● Task details: Only the lines from the start of the data to the line containing "const chart = echarts.init(document.getElementById('chart'))", both included, should be output, exactly and without pictures.
--- START Dataset section ---
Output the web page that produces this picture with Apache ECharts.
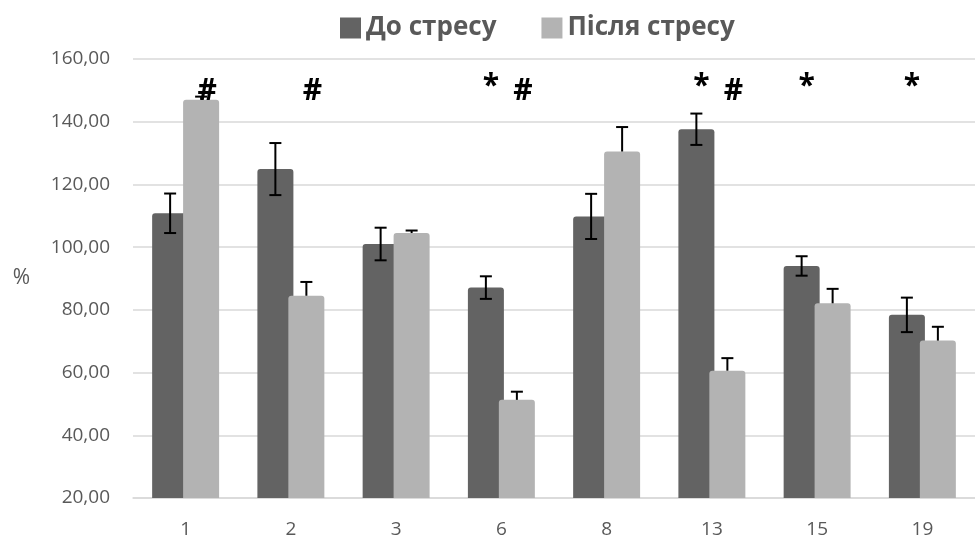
<!DOCTYPE html>
<html>
<head>
<meta charset="utf-8">
<script src="https://cdn.jsdelivr.net/npm/echarts@6/dist/echarts.min.js"></script>
<style>
  html, body { margin: 0; padding: 0; background: #fff; }
  #chart { width: 975px; height: 542px; }
</style>
</head>
<body>
<div id="chart"></div>
<script>
// групи
const categories = ['1', '2', '3', '6', '8', '13', '15', '19']
// До стресу
const beforeValues = [110.8, 124.9, 101.0, 87.1, 109.8, 137.6, 94.0, 78.4]
const beforeErr = [6.3, 8.3, 5.2, 3.6, 7.2, 5.0, 3.1, 5.5]
// Після стресу
const afterValues = [147.0, 84.5, 104.5, 51.3, 130.5, 60.6, 82.1, 70.2]
const afterErr = [1.0, 4.4, 0.8, 2.6, 7.8, 4.0, 4.6, 4.4]
// позначки значущості
const starCats = ['6', '13', '15', '19']
const hashCats = ['1', '2', '6', '13']
const yTicks = [20, 40, 60, 80, 100, 120, 140, 160]

const DARK = '#636363'
const LIGHT = '#b3b3b3'
const TEXT = '#595959'
const FONT = '"Open Sans", "Noto Sans", sans-serif'
const BAR_W = 36
const BAR_SHIFT = 15.5

const chart = echarts.init(document.getElementById('chart'))

function errorBars (values, errs, shift, both) {
  return {
    type: 'custom',
    silent: true,
    z: 5,
    data: values.map((v, i) => [i, v, errs[i]]),
    renderItem: (params, api) => {
      const i = api.value(0)
      const v = api.value(1)
      const e = api.value(2)
      const top = api.coord([i, v + e])
      const bot = api.coord([i, both ? v - e : v])
      const x = top[0] + shift
      const style = { stroke: '#000', lineWidth: 2 }
      const children = [
        { type: 'line', shape: { x1: x, y1: top[1], x2: x, y2: bot[1] }, style },
        { type: 'line', shape: { x1: x - 6, y1: top[1], x2: x + 6, y2: top[1] }, style }
      ]
      if (both) {
        children.push({ type: 'line', shape: { x1: x - 6, y1: bot[1], x2: x + 6, y2: bot[1] }, style })
      }
      return { type: 'group', children }
    }
  }
}

function marks (cats, text, level, shift) {
  return {
    type: 'custom',
    silent: true,
    z: 10,
    data: cats.map(c => [categories.indexOf(c), level]),
    renderItem: (params, api) => {
      const p = api.coord([api.value(0), api.value(1)])
      return {
        type: 'text',
        style: {
          x: p[0] + shift,
          y: p[1],
          text,
          fill: '#000',
          font: 'bold 30px ' + FONT,
          textAlign: 'center',
          textVerticalAlign: 'middle'
        }
      }
    }
  }
}

const option = {
  animation: false,
  textStyle: { fontFamily: FONT },
  legend: {
    top: 10,
    left: 335,
    itemWidth: 21,
    itemHeight: 21,
    itemGap: 45,
    icon: 'rect',
    textStyle: { fontSize: 26, fontWeight: 'bold', color: TEXT, fontFamily: FONT },
    data: ['До стресу', 'Після стресу']
  },
  grid: { left: 133, right: -11, top: 59, bottom: 44 },
  xAxis: {
    type: 'category',
    data: categories,
    axisLine: { lineStyle: { color: '#d9d9d9', width: 1.5 } },
    axisTick: { show: false },
    axisLabel: { color: TEXT, fontSize: 19, margin: 22 }
  },
  yAxis: {
    type: 'value',
    min: yTicks[0],
    max: yTicks[yTicks.length - 1],
    interval: 20,
    name: '%',
    nameLocation: 'middle',
    nameRotate: 0,
    nameGap: 103,
    nameTextStyle: { color: TEXT, fontSize: 21 },
    axisLine: { show: false },
    axisTick: { show: false },
    axisLabel: {
      color: TEXT,
      fontSize: 19,
      margin: 23,
      formatter: v => v.toFixed(2).replace('.', ',')
    },
    splitLine: { lineStyle: { color: '#d9d9d9', width: 1.5 } }
  },
  series: [
    {
      name: 'До стресу',
      type: 'bar',
      barWidth: BAR_W,
      barGap: '-14%',
      itemStyle: { color: DARK, borderRadius: [3, 3, 0, 0] },
      data: beforeValues
    },
    {
      name: 'Після стресу',
      type: 'bar',
      barWidth: BAR_W,
      itemStyle: { color: LIGHT, borderRadius: [3, 3, 0, 0] },
      data: afterValues
    },
    errorBars(beforeValues, beforeErr, -BAR_SHIFT, true),
    errorBars(afterValues, afterErr, BAR_SHIFT, false),
    marks(starCats, '*', 151.2, -BAR_SHIFT + 5),
    marks(hashCats, '#', 149.6, BAR_SHIFT + 6)
  ]
}

chart.setOption(option, true)
</script>
</body>
</html>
--- END Dataset section ---
● Result of this exercise:
Output the web page that produces this picture with Apache ECharts.
<!DOCTYPE html>
<html>
<head>
<meta charset="utf-8">
<script src="https://cdn.jsdelivr.net/npm/echarts@6/dist/echarts.min.js"></script>
<style>
  html, body { margin: 0; padding: 0; background: #fff; }
  #chart { width: 975px; height: 542px; }
</style>
</head>
<body>
<div id="chart"></div>
<script>
// групи
const categories = ['1', '2', '3', '6', '8', '13', '15', '19']
// До стресу
const beforeValues = [110.8, 124.9, 101.0, 87.1, 109.8, 137.6, 94.0, 78.4]
const beforeErr = [6.3, 8.3, 5.2, 3.6, 7.2, 5.0, 3.1, 5.5]
// Після стресу
const afterValues = [147.0, 84.5, 104.5, 51.3, 130.5, 60.6, 82.1, 70.2]
const afterErr = [1.0, 4.4, 0.8, 2.6, 7.8, 4.0, 4.6, 4.4]
// позначки значущості
const starCats = ['6', '13', '15', '19']
const hashCats = ['1', '2', '6', '13']
const yTicks = [20, 40, 60, 80, 100, 120, 140, 160]

const DARK = '#636363'
const LIGHT = '#b3b3b3'
const TEXT = '#595959'
const FONT = '"Open Sans", "Noto Sans", sans-serif'
const BAR_W = 36
const BAR_SHIFT = 15.5

const chart = echarts.init(document.getElementById('chart'))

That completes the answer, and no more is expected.